Im Hinblick auf die Vereinigten Staaten sprach der Ermittler Klartext: “Wir wollen die USA nicht verurteilen, aber wir müssen ihnen eine klare Botschaft übermitteln: Wir wollen in Europa keine illegalen Aktivitäten!”

Marty erklärte weiter, dass im November geheime Gefängnisse geschlossen worden seien, dies nur wenige Stunden nach Bekanntgabe seiner Ermittlungstätigkeit.

Er wertet dies als eine positive Folge der Untersuchung. “Wenn diese jetzt noch die Zivilgesellschaft auf den Plan ruft, umso besser. Von einem bestimmten Punkt an werden sich die Regierungen nicht mehr vor ihrer Verantwortung drücken können”, zeigte sich der Ermittler überzeugt.

Was ist Folter?

Marty hatte am 13. Januar gegenüber swissinfo auf die Problematik der Definition von Folter hingewiesen. “Die amerikanische Aussenministerin Condoleeza Rice erklärte, dass niemand entführt worden sei, um gefoltert zu werden. Dabei hat sie aber nicht gesagt, dass die Definition der US-Regierung von Folter vom internationalen Standard abweicht.”
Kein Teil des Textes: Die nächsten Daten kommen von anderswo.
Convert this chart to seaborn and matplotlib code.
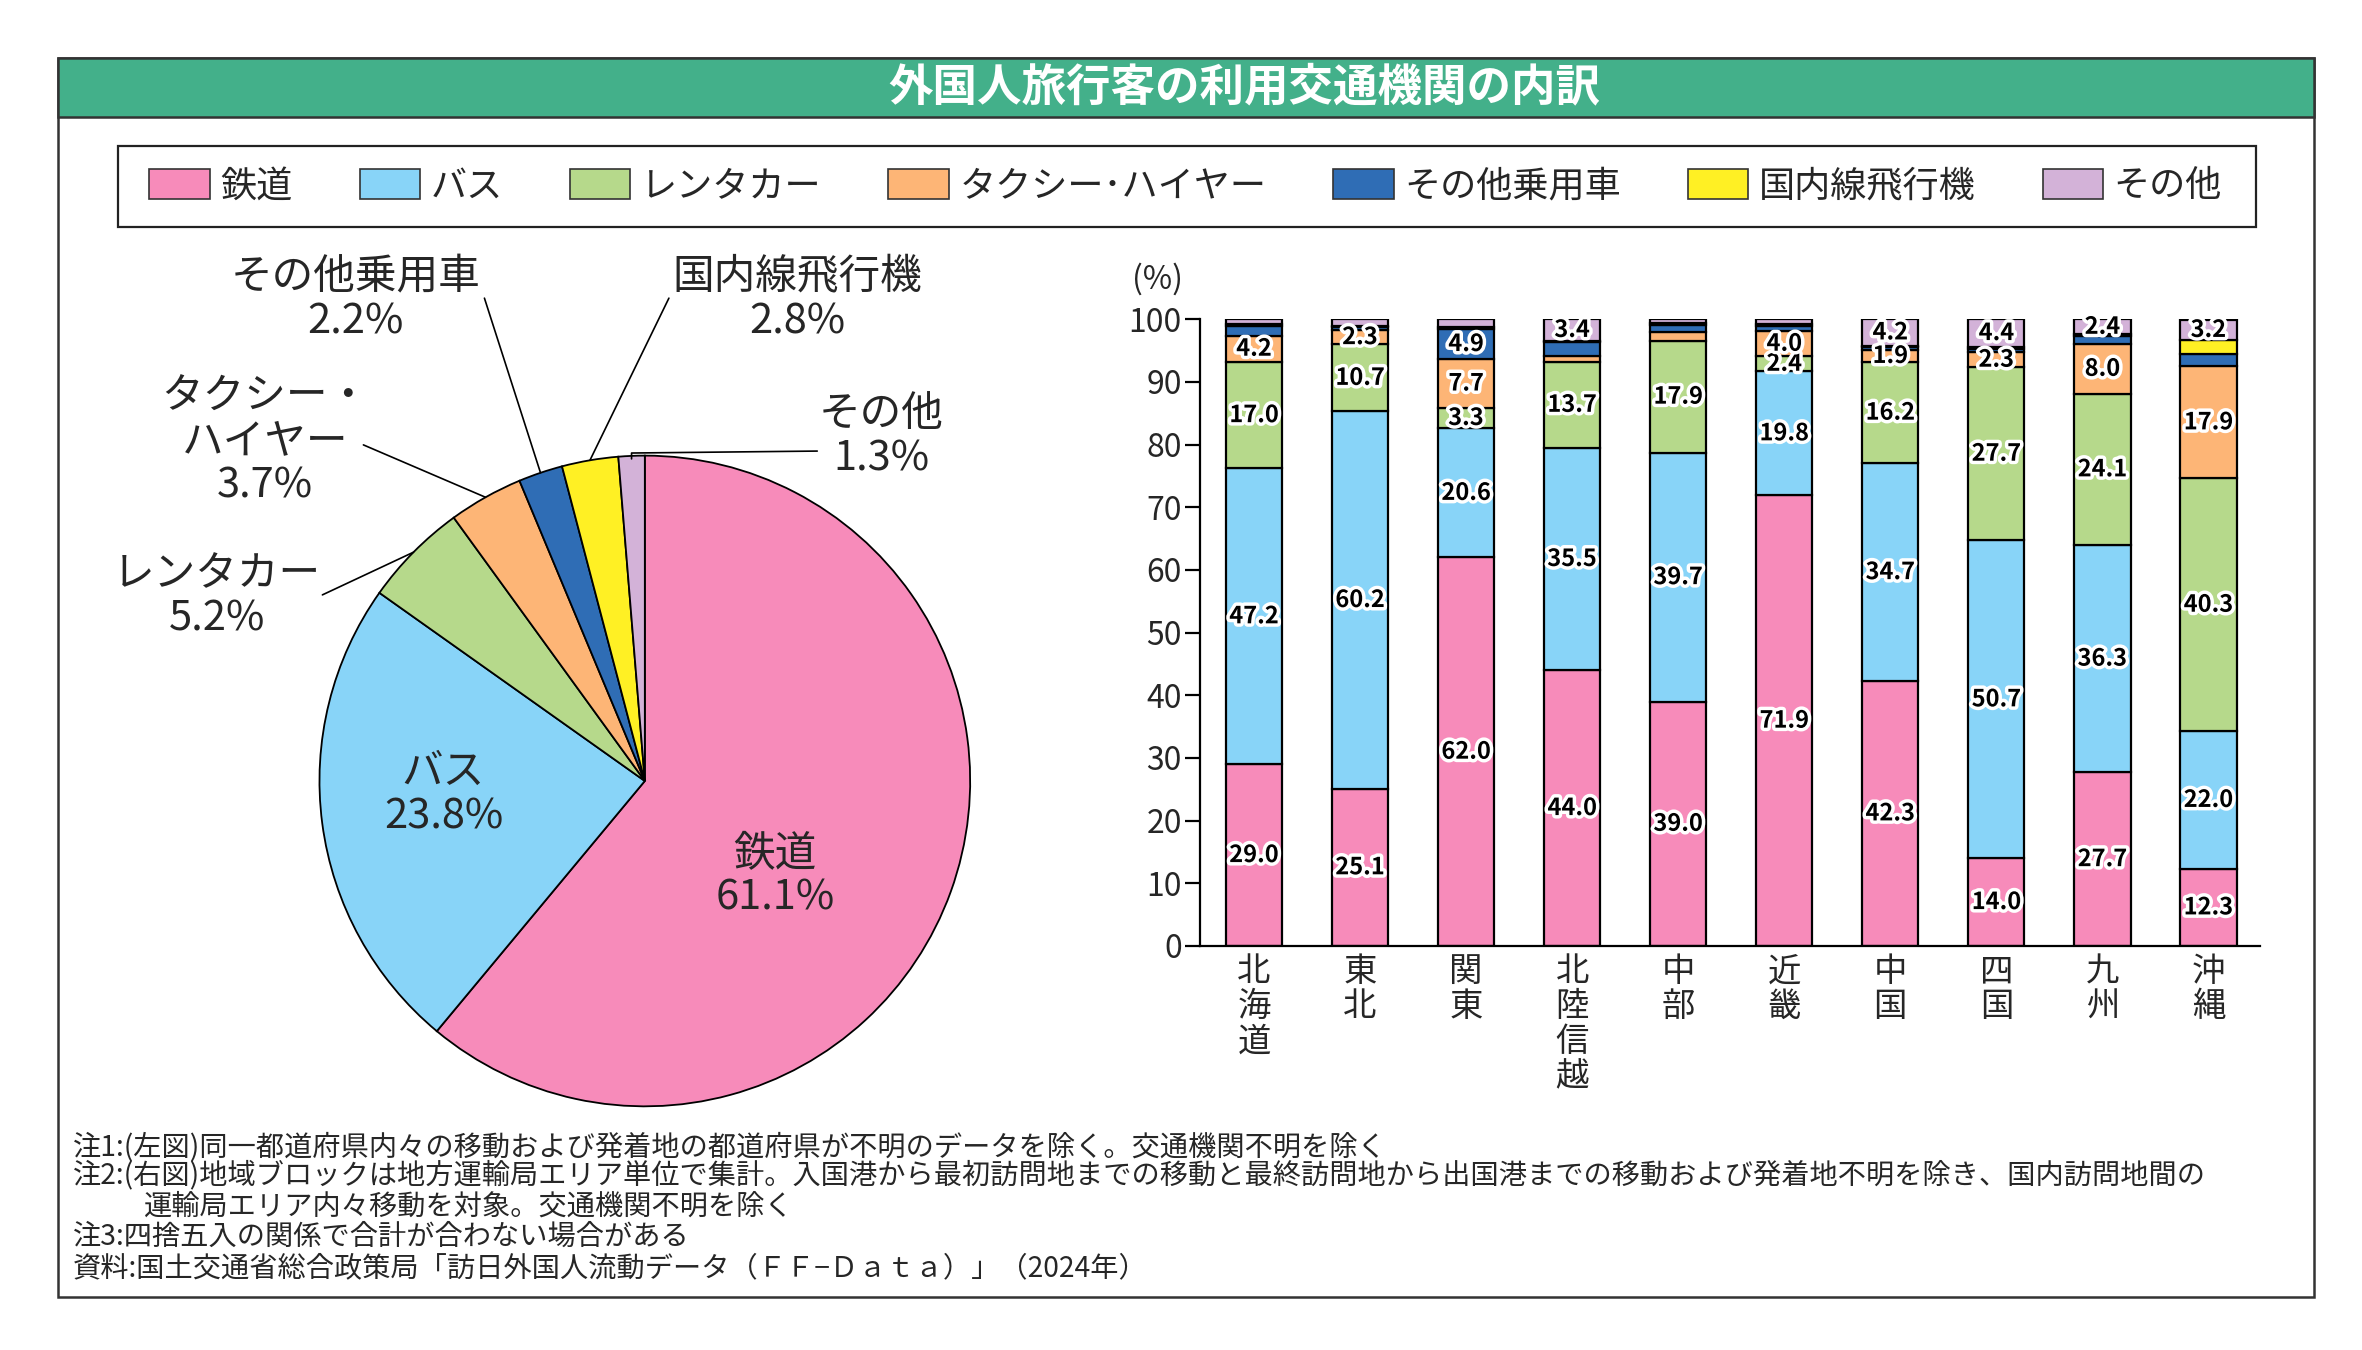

Gemäss US-Auffassung sei Folter nur dann der Fall, wenn ein dauerhafter körperlicher Schaden zurück bleibe, präzisierte Marty. Keine Folter sei es dagegen, beispielsweise den Kopf eines Menschen unter Wasser zu tauchen, bis dieser bewusstlos werde.

swissinfo und Agenturen

Der Schweizer Ständerat Dick Marty ist Präsident des Rechts-Ausschusses der Parlamentarischen Versammlung des Europarates.
Er ermittelt auch im Fall der “geheimen Gefängnisse der CIA” in Osteureopa.
Anfang Januar hat ein Artikel im SonntagsBlick enthüllt, dass der Schweizer Geheimdienst einen Fax aus Ägypten abgefangen habe, welches die Existenz solcher Gefängnisse bestätige.